The menu at The Stacked Pickle is comprised of classic sports bar offerings, like burgers, pizza, and wings, but the flavors and ingredients elevate the dishes to something you wouldn’t normally find in a sports bar.
“[Our food] it’s fresh and it’s on trend. We pride ourselves on having some updated menu items and then the overall diversity of the menu,” Brackett says. “I think that really helps when families are undecided on where they want to go. If someone wants pizza, someone wants wings, and someone wants a burger at the Stacked Pickle you can have all three. At a lot of our competitors I don’t think that’s the case.”
The diverse offering at The Stacked Pickle includes sports-bar staples and lighter options.
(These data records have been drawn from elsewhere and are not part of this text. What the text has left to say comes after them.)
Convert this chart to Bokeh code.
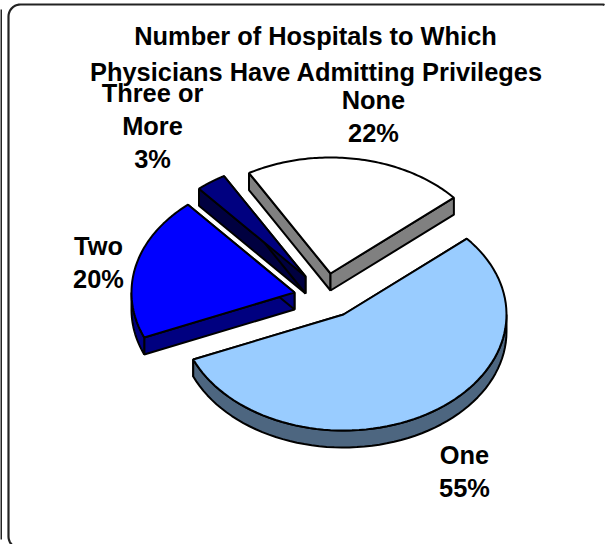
import numpy as np
from bokeh.plotting import figure
from bokeh.models import ColumnDataSource, Range1d
from bokeh.core.properties import value
from bokeh.embed import file_html
from bokeh.resources import INLINE

# --- data ---
categories = ["None", "One", "Two", "Three or More"]
shares = [22, 55, 20, 3]
share_labels = ["22%", "55%", "20%", "3%"]
title_lines = ["Number of Hospitals to Which", "Physicians Have Admitting Privileges"]

# --- style ---
top_colors = ["#FFFFFF", "#99CCFF", "#0000FF", "#000080"]
side_colors = ["#808080", "#4D6680", "#000080", "#000040"]
apex_x = [330, 343, 294, 305]
apex_y = [273, 314, 292, 276]
RX, RY, DEPTH = 163, 116, 17
START = 120.0
label_lines = [["None", "22%"], ["One", "55%"], ["Two", "20%"], ["Three or", "More", "3%"]]
label_x = [373, 464, 98, 152]
label_y0 = [99, 454, 245, 92]
LINE_GAP = 33

W, H = 609, 544
p = figure(width=W, height=H, output_backend="svg", toolbar_location=None,
           x_range=Range1d(0, W), y_range=Range1d(H, 0), min_border=0,
           outline_line_color=None, background_fill_color="white")
p.axis.visible = False
p.grid.visible = False
p.margin = (0, 0, 0, 0)


def frame_path(x0, y0, x1, y1, r):
    xs, ys = [], []
    for cx, cy, a0 in [(x0 + r, y1 - r, 90), (x0 + r, y0 + r, 180)]:
        a = np.radians(np.linspace(a0, a0 + 90, 12))
        xs += list(cx + r * np.cos(a))
        ys += list(cy + r * np.sin(a))
    a = np.radians(np.linspace(270, 300, 4))
    xs += list(x1 - 4 + 4 * np.cos(a))
    ys += list(y0 + 4 + 4 * np.sin(a))
    return xs, ys


fx, fy = frame_path(8, 4, 606, 548, 12)
p.line(fx, fy, line_color="#222222", line_width=2.2)
p.line([0.5, 0.5], [9, 539], line_color="#222222", line_width=2)

# slices, clockwise from START
bounds = START - 3.6 * np.concatenate([[0], np.cumsum(shares)])
def ell(cx, cy, t):
    r = np.radians(t)
    return cx + RX * np.cos(r), cy - RY * np.sin(r)

for i in [3, 0, 2, 1]:
    a0, a1 = bounds[i], bounds[i + 1]  # a0 > a1
    cx, cy = apex_x[i], apex_y[i]
    ts = np.linspace(a0, a1, 80)
    ax, ay = ell(cx, cy, ts)
    # cut faces
    xa, ya = ell(cx, cy, a0)
    xb, yb = ell(cx, cy, a1)
    side_x = [[cx, xa, xa, cx], [cx, xb, xb, cx]]
    side_y = [[cy, ya, ya + DEPTH, cy + DEPTH], [cy, yb, yb + DEPTH, cy + DEPTH]]
    # rim: the part of the arc facing the viewer
    rim = []
    for k in range(-1, 1):
        lo = max(a1, 180 + 360 * k)
        hi = min(a0, 360 + 360 * k)
        if hi > lo:
            rim.append(np.linspace(lo, hi, 60))
    for r in rim:
        rx, ry = ell(cx, cy, r)
        side_x.append(list(rx) + list(rx[::-1]))
        side_y.append(list(ry) + list(ry[::-1] + DEPTH))
    src = ColumnDataSource(dict(xs=side_x, ys=side_y))
    p.patches("xs", "ys", source=src, fill_color=side_colors[i], line_color="black", line_width=2)
    p.patch(np.r_[cx, ax], np.r_[cy, ay], fill_color=top_colors[i], line_color="black", line_width=2)

# texts
tsrc = dict(x=[], y=[], t=[])
for lines, x, y0 in zip(label_lines, label_x, label_y0):
    for j, s in enumerate(lines):
        tsrc["x"].append(x)
        tsrc["y"].append(y0 + j * LINE_GAP)
        tsrc["t"].append(s)
p.text("x", "y", text="t", source=ColumnDataSource(tsrc), text_font=value("Liberation Sans"),
       text_font_style="bold", text_font_size="25.4px", text_align="center", text_baseline="middle", text_color="black")
p.text([315, 316], [35, 71], text=title_lines, text_font=value("Liberation Sans"),
       text_font_style="bold", text_font_size="25.4px", text_align="center", text_baseline="middle", text_color="black")

open("out.html", "w").write(file_html(p, INLINE))
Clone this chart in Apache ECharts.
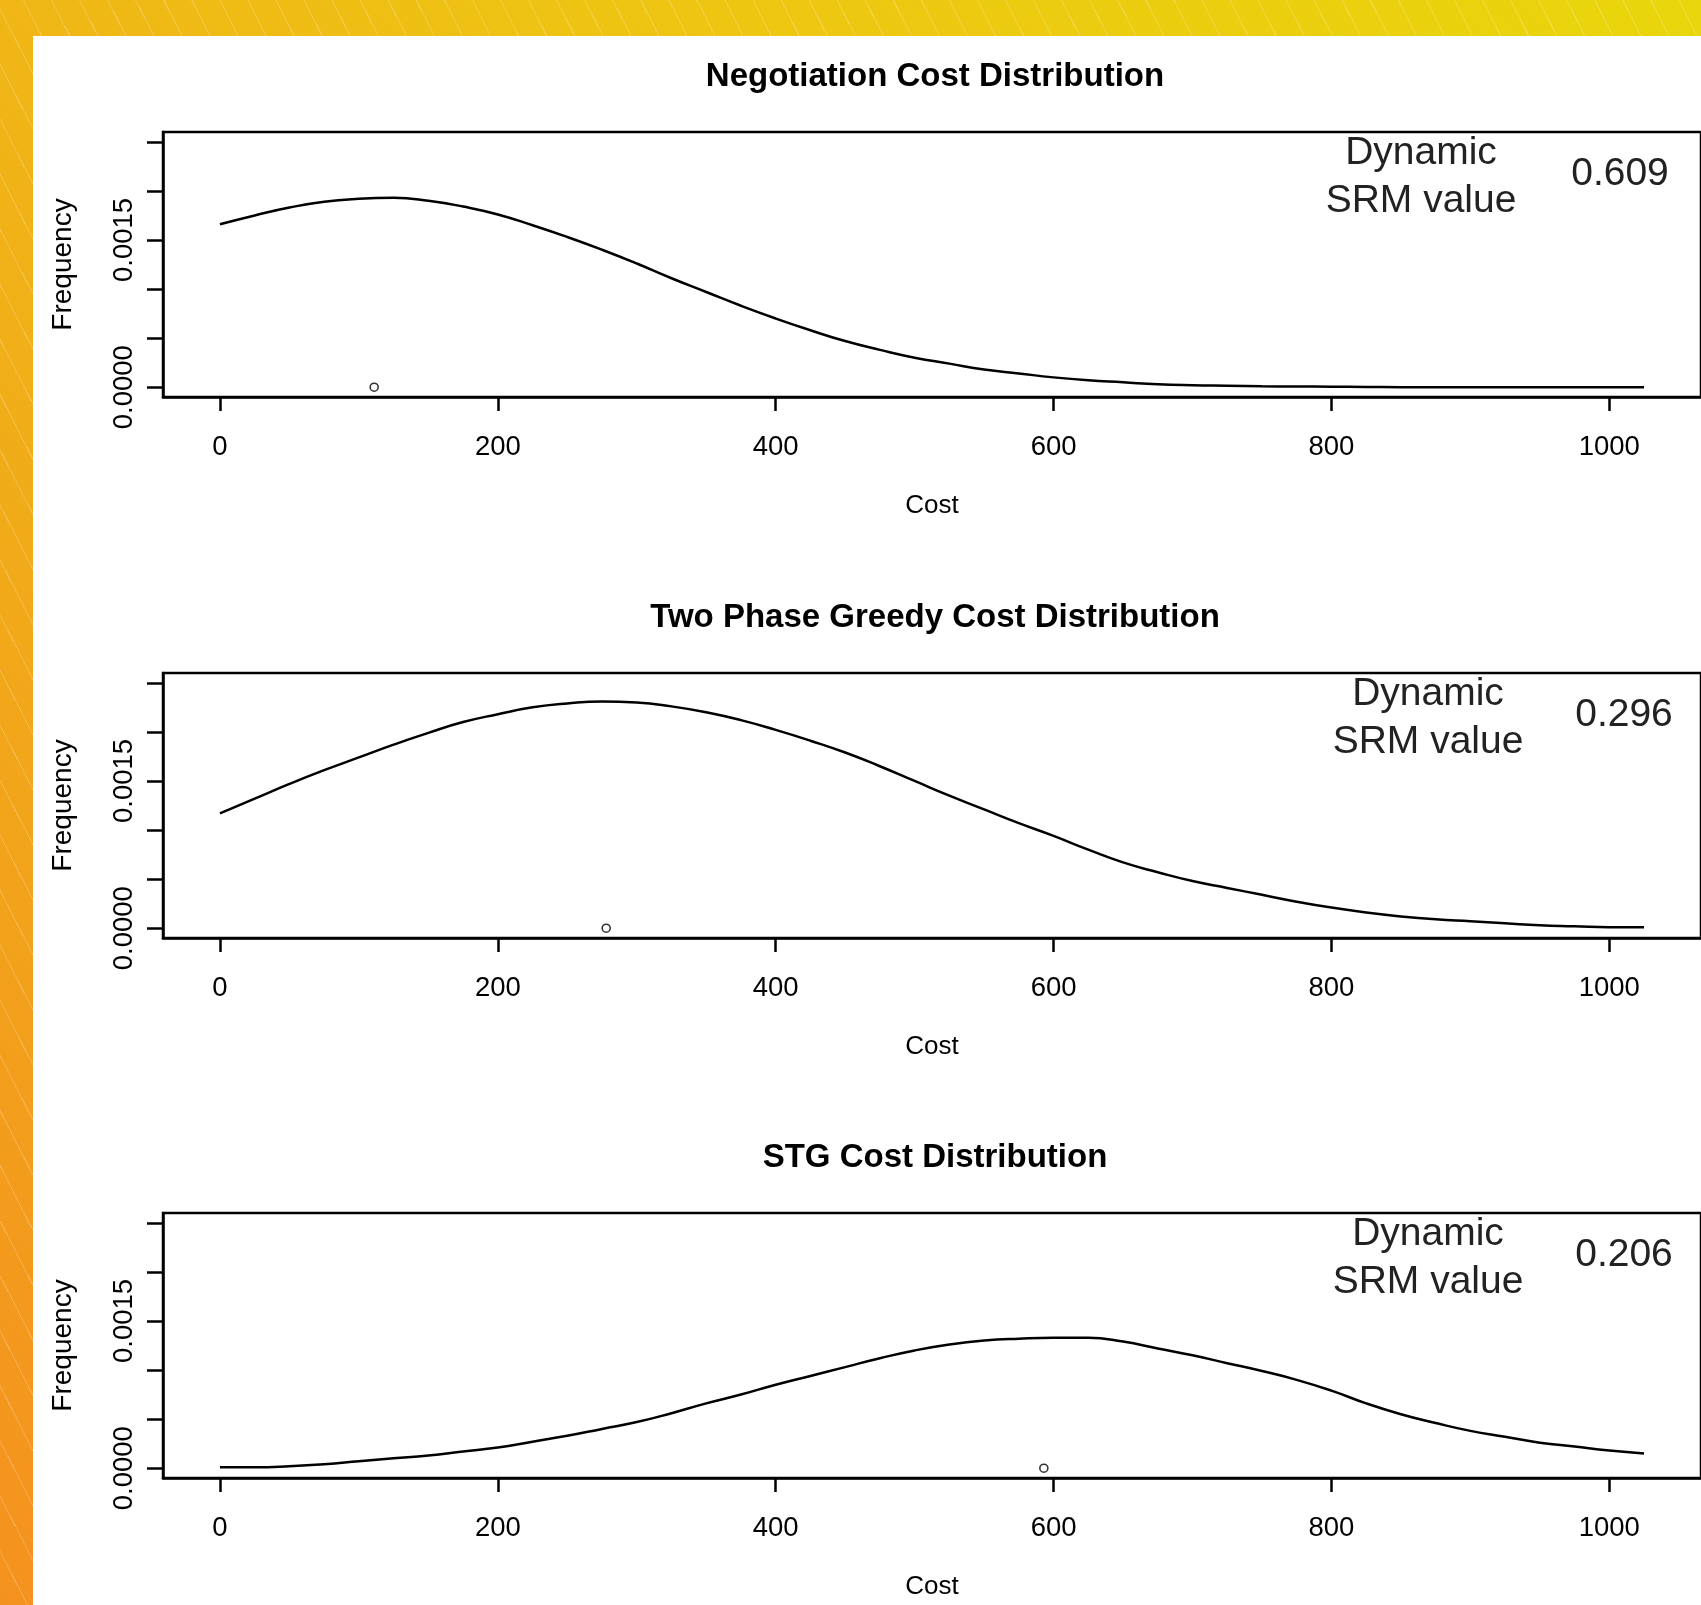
<!DOCTYPE html>
<html>
<head>
<meta charset="utf-8">
<script src="https://cdn.jsdelivr.net/npm/echarts@6/dist/echarts.min.js"></script>
<style>
  html, body { margin: 0; padding: 0; width: 1701px; height: 1605px; overflow: hidden; }
  body {
    background:
      repeating-linear-gradient(63deg, rgba(255,255,255,0) 0px, rgba(255,255,255,0) 24px, rgba(255,255,255,0.22) 24px, rgba(255,255,255,0.22) 25px),
      linear-gradient(225deg, #e9d60c 0%, #eec313 35%, #f4921f 100%);
  }
  #paper { position: absolute; left: 33px; top: 36px; right: 0; bottom: 0; background: #fff; }
  #chart { position: absolute; left: 0; top: 0; width: 1701px; height: 1605px; }
</style>
</head>
<body>
<div id="paper"></div>
<div id="chart"></div>
<script>
// cost grid the densities were read at
var costs = [0, 25, 50, 75, 100, 125, 150, 175, 200, 225, 250, 275, 300, 325, 350, 375, 400, 425, 450, 475, 500,
  525, 550, 575, 600, 625, 650, 675, 700, 725, 750, 775, 800, 825, 850, 875, 900, 925, 950, 975, 1000, 1025]
var negotiation = [0.00166, 0.00175, 0.00183, 0.00189, 0.00192, 0.00193, 0.00190, 0.00184, 0.00176, 0.00165, 0.00153,
  0.00140, 0.00126, 0.00111, 0.00097, 0.00083, 0.00070, 0.00058, 0.00047, 0.00038, 0.00030,
  0.00024, 0.00018, 0.00014, 0.00010, 0.00007, 0.00005, 0.00003, 0.00002, 0.000015, 0.00001,
  0.000007, 0.000005, 0.000003, 0, 0, 0, 0, 0, 0, 0, 0]
var twoPhase = [0.00117, 0.00132, 0.00147, 0.00161, 0.00174, 0.00187, 0.00199, 0.00210, 0.00218, 0.00225, 0.00229,
  0.00231, 0.00230, 0.00226, 0.00220, 0.00212, 0.00202, 0.00191, 0.00179, 0.00165, 0.00150,
  0.00135, 0.00121, 0.00107, 0.00094, 0.00080, 0.00067, 0.00057, 0.00048, 0.00041, 0.00034,
  0.00027, 0.00021, 0.00016, 0.00012, 0.00009, 0.00007, 0.00005, 0.00003, 0.00002, 0.00001, 0.00001]
var stg = [0.00001, 0.00001, 0.00002, 0.00004, 0.00007, 0.00010, 0.00013, 0.00017, 0.00021, 0.00027, 0.00033,
  0.00040, 0.00047, 0.00056, 0.00066, 0.00075, 0.00085, 0.00094, 0.00103, 0.00112, 0.00120,
  0.00126, 0.00130, 0.00132, 0.00133, 0.00133, 0.00129, 0.00122, 0.00115, 0.00107, 0.00099,
  0.00090, 0.00079, 0.00066, 0.00055, 0.00046, 0.00038, 0.00032, 0.00026, 0.00022, 0.00018, 0.00015]
var means = [111, 278, 593]
var titles = ['Negotiation Cost Distribution', 'Two Phase Greedy Cost Distribution', 'STG Cost Distribution']
var srmValues = ['0.609', '0.296', '0.206']
var xTicks = [0, 200, 400, 600, 800, 1000]
var yTicks = [0, 0.0005, 0.0010, 0.0015, 0.0020, 0.0025]
var yTickLabels = [0, 0.0015]

var curves = [negotiation, twoPhase, stg]
var font = '"Liberation Sans", Arial, sans-serif'
var gridTops = [132, 673, 1213]
var gridH = 265
var gridLeft = 163
var gridW = 1545

var chart = echarts.init(document.getElementById('chart'))

var grids = [], xAxes = [], yAxes = [], series = [], titleList = [], graphics = []

gridTops.forEach(function (top, i) {
  grids.push({
    left: gridLeft, top: top, width: gridW, height: gridH,
    show: true, borderColor: '#000', borderWidth: 2.5, backgroundColor: 'transparent'
  })
  xAxes.push({
    gridIndex: i, type: 'value', min: -41, max: 1066,
    name: 'Cost', nameLocation: 'middle', nameGap: 96,
    nameTextStyle: { color: '#000', fontSize: 26, fontFamily: font },
    axisLine: { show: true, onZero: false, lineStyle: { color: '#000', width: 2.5 } },
    axisTick: { show: true, length: 14, customValues: xTicks, lineStyle: { color: '#000', width: 2.5 } },
    axisLabel: {
      customValues: xTicks, margin: 36, color: '#000', fontSize: 27.5, fontFamily: font,
      formatter: function (v) { return String(v) }
    },
    splitLine: { show: false }
  })
  yAxes.push({
    gridIndex: i, type: 'value', min: -0.0001, max: 0.0026,
    name: 'Frequency', nameLocation: 'middle', nameGap: 86, nameRotate: 90,
    nameTextStyle: { color: '#000', fontSize: 28, fontFamily: font },
    axisLine: { show: true, onZero: false, lineStyle: { color: '#000', width: 2.5 } },
    axisTick: { show: true, length: 16, customValues: yTicks, lineStyle: { color: '#000', width: 2.5 } },
    axisLabel: {
      customValues: yTickLabels, rotate: 90, margin: 25, color: '#000', fontSize: 27.5, fontFamily: font,
      formatter: function (v) { return v.toFixed(4) }
    },
    splitLine: { show: false }
  })
  series.push({
    type: 'line', xAxisIndex: i, yAxisIndex: i,
    data: costs.map(function (c, k) { return [c, curves[i][k]] }),
    smooth: 0.5, symbol: 'none',
    lineStyle: { color: '#000', width: 2.5 }
  })
  series.push({
    type: 'scatter', xAxisIndex: i, yAxisIndex: i,
    data: [[means[i], 0]],
    symbol: 'circle', symbolSize: 8,
    itemStyle: { color: '#fff', borderColor: '#000', borderWidth: 1.6 }
  })
  titleList.push({
    text: titles[i], left: 930, top: top - 77, textAlign: 'center',
    textStyle: { color: '#000', fontSize: 33, fontWeight: 'bold', fontFamily: font }
  })
  var dx = i === 0 ? 1421 : 1428
  var vx = i === 0 ? 1620 : 1624
  graphics.push(
    { type: 'text', style: { text: 'Dynamic', x: dx, y: top + 21, align: 'center', verticalAlign: 'middle', font: '39px ' + font, fill: '#222' } },
    { type: 'text', style: { text: 'SRM value', x: dx, y: top + 69, align: 'center', verticalAlign: 'middle', font: '39px ' + font, fill: '#222' } },
    { type: 'text', style: { text: srmValues[i], x: vx, y: top + 42, align: 'center', verticalAlign: 'middle', font: '39px ' + font, fill: '#222' } }
  )
})

chart.setOption({
  animation: false,
  backgroundColor: 'transparent',
  title: titleList,
  grid: grids,
  xAxis: xAxes,
  yAxis: yAxes,
  series: series,
  graphic: graphics
})
</script>
</body>
</html>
By offering salads, rice bowls, and other healthier options, customers tend to come into the restaurant for lunch. “We have a whole side of our menu that’s a healthier side, so there’s some options in there, whether it be a wrap or salad or a rice bowl that someone can enjoy and still go back to work. I think that kind of drives traffic for lunch,” Brackett says.
Brackett also decided to include catering as another way to customers can experience The Stacked Pickle. Lighter options are all a part of the regular menu items, but are also popular options when someone places a catering order, Brackett says.
These healthier menu items have also helped drive traffic to the catering part of the business.
“I think a lot of times you think about a sports bar, you don’t think about what they cater to,” Brackett says. “We really made a mission to cater and that’s a beautiful thing for lunch when you have a couple hundred dollars leaving the door. That’s very unique from a sports bar that we can cater so well.”